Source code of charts
══════════

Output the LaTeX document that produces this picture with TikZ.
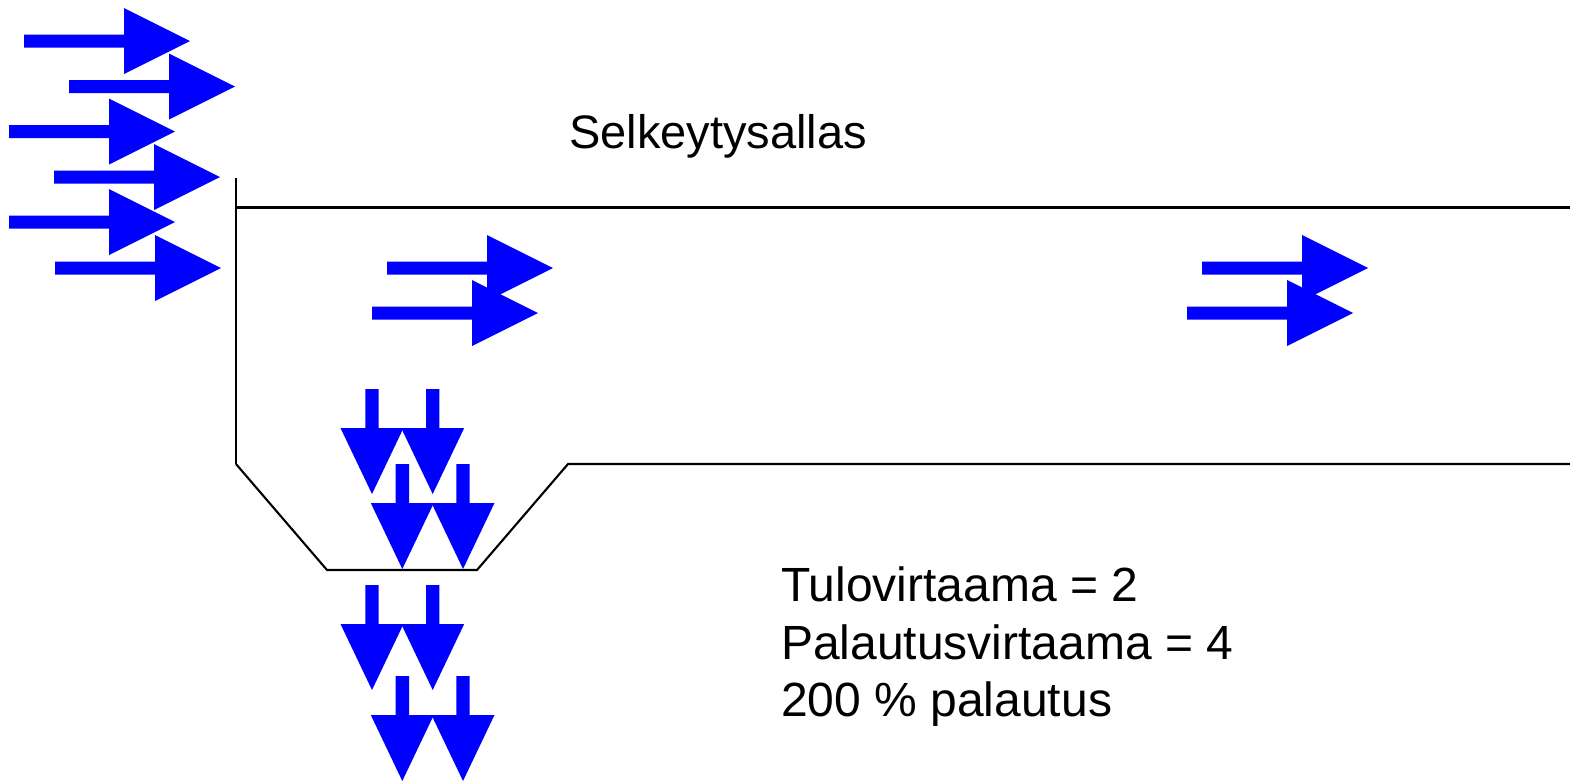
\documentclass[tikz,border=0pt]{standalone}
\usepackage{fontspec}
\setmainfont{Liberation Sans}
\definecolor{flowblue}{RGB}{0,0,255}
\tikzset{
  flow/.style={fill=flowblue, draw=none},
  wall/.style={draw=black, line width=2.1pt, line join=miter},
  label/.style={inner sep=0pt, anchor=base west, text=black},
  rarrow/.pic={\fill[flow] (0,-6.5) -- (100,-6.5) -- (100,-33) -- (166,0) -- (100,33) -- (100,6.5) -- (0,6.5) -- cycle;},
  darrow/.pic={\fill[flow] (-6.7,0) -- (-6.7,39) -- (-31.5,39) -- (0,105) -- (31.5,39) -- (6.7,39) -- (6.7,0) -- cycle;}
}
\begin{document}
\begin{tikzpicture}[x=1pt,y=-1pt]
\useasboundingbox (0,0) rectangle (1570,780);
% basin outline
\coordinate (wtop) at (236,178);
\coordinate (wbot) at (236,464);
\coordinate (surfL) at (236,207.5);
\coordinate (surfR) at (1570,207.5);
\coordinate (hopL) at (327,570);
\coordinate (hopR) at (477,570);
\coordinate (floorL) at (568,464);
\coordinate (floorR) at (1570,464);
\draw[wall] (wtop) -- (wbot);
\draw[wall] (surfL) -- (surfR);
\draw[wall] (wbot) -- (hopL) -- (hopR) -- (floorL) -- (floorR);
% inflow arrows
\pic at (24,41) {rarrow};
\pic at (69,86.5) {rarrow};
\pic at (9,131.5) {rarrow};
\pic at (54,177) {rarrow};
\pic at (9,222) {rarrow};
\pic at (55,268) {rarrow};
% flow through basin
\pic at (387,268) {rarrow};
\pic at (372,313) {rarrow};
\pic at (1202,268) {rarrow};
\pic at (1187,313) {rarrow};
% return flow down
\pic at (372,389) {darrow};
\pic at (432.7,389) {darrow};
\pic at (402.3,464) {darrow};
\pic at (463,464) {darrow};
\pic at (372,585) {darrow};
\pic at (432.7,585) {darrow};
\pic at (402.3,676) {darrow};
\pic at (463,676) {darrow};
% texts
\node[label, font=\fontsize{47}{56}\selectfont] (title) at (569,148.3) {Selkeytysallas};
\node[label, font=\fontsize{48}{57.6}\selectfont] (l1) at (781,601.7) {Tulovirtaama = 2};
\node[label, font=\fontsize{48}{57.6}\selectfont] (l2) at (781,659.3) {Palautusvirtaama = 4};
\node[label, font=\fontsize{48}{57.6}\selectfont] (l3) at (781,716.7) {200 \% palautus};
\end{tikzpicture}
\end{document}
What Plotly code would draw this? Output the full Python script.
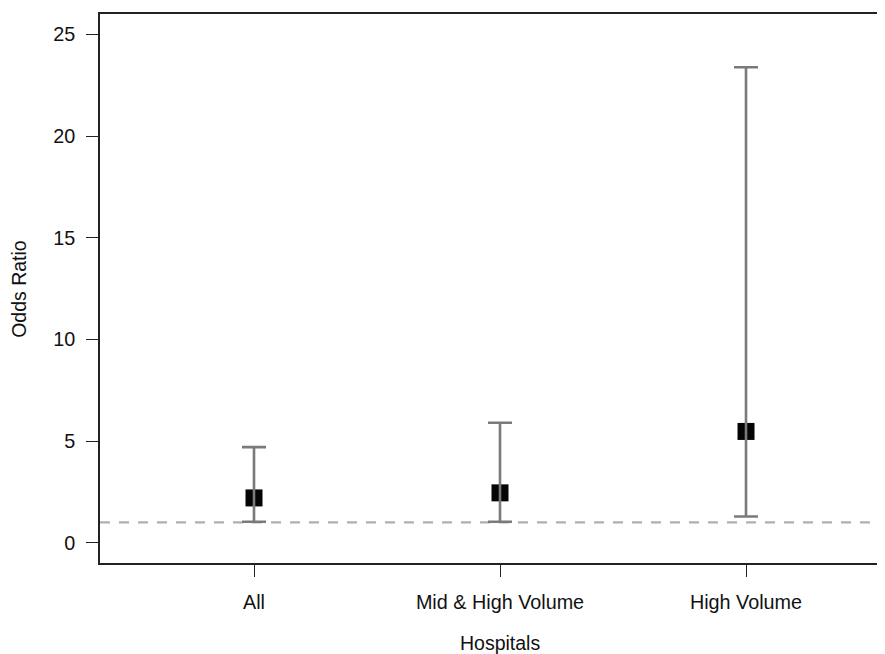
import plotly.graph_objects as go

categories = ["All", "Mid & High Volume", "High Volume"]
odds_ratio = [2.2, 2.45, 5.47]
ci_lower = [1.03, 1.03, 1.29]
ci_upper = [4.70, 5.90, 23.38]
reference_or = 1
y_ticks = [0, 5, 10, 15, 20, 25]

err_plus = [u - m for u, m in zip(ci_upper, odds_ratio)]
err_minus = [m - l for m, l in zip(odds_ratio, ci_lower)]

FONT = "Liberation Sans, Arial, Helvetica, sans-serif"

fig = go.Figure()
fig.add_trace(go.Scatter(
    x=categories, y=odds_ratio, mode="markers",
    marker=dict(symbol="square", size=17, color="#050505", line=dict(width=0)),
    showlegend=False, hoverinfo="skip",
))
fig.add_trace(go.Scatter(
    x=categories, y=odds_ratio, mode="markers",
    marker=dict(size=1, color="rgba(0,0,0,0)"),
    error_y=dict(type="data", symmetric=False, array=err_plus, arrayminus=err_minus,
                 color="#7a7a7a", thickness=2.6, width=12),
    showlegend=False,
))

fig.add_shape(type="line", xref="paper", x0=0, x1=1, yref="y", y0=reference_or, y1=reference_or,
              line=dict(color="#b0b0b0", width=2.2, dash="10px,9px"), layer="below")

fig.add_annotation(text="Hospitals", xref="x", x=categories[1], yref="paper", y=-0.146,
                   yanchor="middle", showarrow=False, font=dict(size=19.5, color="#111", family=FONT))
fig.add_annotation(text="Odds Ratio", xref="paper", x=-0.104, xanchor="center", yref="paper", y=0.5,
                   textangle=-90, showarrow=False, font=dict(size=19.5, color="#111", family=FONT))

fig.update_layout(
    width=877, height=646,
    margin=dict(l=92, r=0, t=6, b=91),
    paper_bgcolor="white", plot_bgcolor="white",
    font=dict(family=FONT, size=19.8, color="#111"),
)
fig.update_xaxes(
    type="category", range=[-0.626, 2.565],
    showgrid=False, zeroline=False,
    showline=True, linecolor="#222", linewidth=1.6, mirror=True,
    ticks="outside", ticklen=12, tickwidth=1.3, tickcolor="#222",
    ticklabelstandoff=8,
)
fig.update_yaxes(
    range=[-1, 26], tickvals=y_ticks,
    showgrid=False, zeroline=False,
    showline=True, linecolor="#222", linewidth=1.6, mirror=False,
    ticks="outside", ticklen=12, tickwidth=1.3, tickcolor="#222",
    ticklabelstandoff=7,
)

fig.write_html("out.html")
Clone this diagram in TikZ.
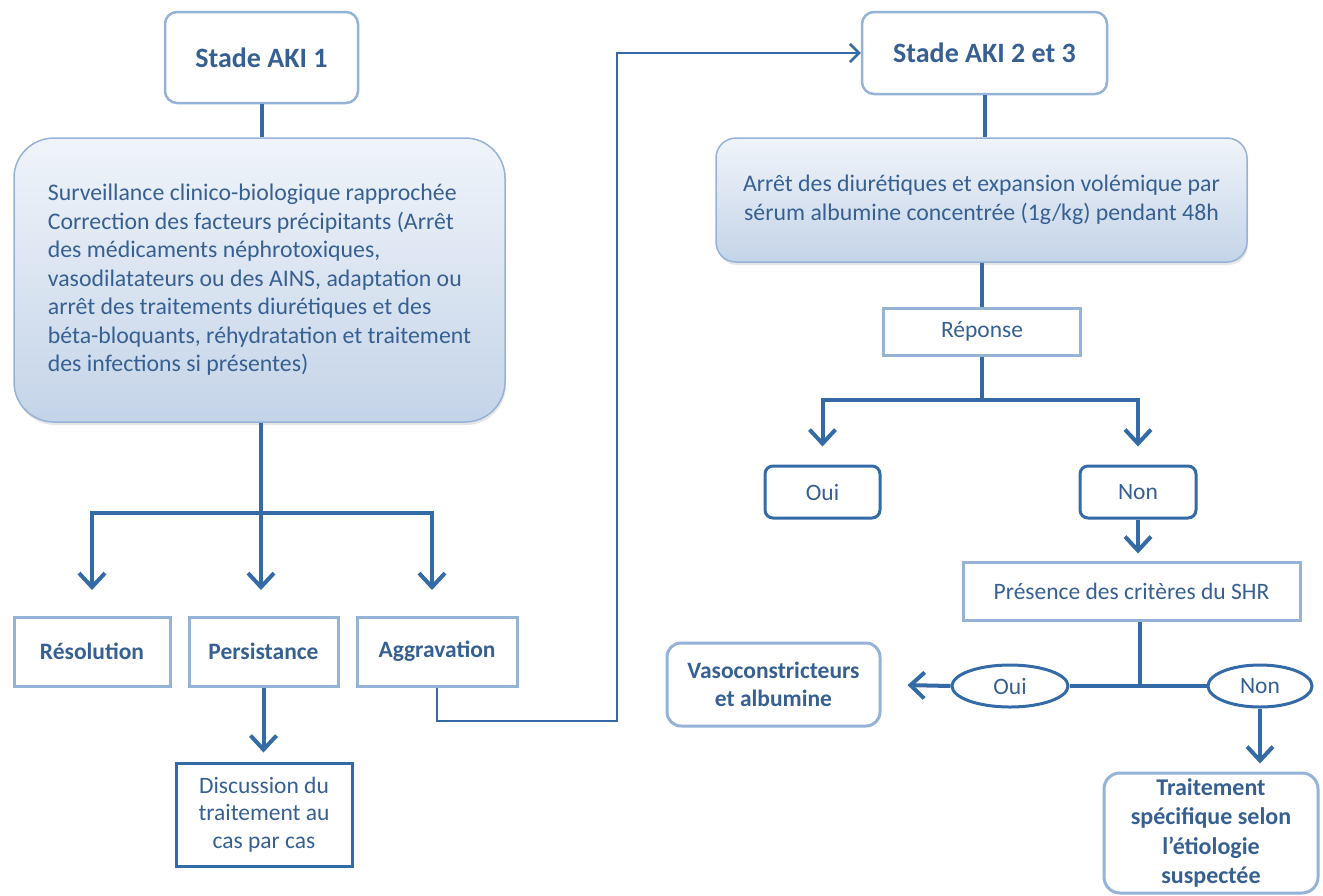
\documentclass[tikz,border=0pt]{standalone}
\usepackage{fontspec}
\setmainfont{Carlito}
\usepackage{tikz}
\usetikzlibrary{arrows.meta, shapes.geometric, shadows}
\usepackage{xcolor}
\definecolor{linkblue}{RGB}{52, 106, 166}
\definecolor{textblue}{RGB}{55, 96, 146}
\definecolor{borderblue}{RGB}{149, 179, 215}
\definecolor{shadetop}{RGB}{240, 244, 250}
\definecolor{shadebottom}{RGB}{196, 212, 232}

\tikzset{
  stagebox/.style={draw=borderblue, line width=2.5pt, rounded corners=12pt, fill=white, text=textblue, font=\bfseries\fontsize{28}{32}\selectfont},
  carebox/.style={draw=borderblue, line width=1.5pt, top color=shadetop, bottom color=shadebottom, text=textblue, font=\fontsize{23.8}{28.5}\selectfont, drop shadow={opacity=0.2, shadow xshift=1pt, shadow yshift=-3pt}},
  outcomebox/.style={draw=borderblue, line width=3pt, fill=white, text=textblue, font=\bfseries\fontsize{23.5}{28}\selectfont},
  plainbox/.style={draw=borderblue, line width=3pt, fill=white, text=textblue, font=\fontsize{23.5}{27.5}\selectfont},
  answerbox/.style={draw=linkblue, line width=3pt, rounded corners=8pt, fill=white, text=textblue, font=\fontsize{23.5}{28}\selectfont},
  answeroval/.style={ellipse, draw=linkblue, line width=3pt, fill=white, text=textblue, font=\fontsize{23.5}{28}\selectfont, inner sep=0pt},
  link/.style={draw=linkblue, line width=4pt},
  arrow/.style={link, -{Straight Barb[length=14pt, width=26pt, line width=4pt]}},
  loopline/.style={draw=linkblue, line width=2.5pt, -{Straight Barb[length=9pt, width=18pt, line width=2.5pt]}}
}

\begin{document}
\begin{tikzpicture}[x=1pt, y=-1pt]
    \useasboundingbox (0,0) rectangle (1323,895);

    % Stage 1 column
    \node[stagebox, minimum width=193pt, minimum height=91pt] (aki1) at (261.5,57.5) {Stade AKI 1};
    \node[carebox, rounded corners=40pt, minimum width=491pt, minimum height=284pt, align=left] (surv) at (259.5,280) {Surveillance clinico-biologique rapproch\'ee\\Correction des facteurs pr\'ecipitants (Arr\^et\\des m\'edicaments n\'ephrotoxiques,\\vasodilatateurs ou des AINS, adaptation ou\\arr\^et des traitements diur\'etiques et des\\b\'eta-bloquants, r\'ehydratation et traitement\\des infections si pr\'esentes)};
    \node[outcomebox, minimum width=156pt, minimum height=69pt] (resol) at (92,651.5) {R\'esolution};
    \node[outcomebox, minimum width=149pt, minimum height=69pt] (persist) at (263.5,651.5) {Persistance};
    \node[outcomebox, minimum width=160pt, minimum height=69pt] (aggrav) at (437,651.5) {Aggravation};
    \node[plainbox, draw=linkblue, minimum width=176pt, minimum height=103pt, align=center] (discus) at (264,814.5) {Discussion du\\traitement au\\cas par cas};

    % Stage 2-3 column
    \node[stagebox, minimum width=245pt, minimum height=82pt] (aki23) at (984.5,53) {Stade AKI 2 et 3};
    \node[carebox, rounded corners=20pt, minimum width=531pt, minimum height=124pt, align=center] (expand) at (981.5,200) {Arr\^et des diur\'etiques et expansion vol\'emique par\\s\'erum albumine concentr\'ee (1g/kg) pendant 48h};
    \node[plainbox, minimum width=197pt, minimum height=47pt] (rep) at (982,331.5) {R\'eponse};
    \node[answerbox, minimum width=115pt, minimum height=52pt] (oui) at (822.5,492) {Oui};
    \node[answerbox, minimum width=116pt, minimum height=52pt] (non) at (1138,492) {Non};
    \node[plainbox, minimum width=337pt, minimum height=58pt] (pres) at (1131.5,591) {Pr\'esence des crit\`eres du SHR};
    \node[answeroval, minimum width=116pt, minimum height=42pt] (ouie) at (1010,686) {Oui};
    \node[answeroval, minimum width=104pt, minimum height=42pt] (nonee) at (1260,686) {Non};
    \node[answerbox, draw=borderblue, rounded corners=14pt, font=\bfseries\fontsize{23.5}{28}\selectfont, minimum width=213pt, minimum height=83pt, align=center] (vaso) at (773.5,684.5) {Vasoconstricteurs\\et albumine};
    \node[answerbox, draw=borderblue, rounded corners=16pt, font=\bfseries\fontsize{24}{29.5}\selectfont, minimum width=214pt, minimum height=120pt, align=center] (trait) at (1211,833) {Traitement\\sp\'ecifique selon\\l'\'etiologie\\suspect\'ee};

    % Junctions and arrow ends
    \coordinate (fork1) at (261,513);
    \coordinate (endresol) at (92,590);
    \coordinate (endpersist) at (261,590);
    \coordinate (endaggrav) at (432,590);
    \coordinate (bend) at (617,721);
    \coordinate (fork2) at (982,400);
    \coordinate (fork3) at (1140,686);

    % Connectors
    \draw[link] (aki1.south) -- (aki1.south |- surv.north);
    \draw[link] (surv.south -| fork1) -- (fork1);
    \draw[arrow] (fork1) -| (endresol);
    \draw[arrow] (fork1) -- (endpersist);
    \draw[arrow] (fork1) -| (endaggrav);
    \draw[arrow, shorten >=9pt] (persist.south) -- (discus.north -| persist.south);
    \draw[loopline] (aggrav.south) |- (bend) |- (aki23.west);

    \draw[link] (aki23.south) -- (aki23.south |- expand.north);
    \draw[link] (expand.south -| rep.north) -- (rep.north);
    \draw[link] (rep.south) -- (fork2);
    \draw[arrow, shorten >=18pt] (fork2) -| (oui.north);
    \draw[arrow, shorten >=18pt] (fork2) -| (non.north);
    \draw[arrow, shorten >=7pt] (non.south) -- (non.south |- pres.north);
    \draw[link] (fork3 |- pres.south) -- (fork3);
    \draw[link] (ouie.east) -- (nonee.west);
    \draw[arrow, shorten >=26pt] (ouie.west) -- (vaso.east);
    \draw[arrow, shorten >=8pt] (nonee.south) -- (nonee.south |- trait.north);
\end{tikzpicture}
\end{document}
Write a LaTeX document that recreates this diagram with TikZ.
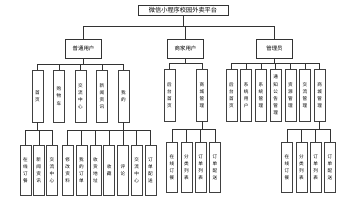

══════════

- WHAT THE TASK REQUIRES
In the material above, find each line that contains the word "diagram", and select it.

- COMPLETED TASK
Clone this diagram in TikZ.
Write a LaTeX document that recreates this diagram with TikZ.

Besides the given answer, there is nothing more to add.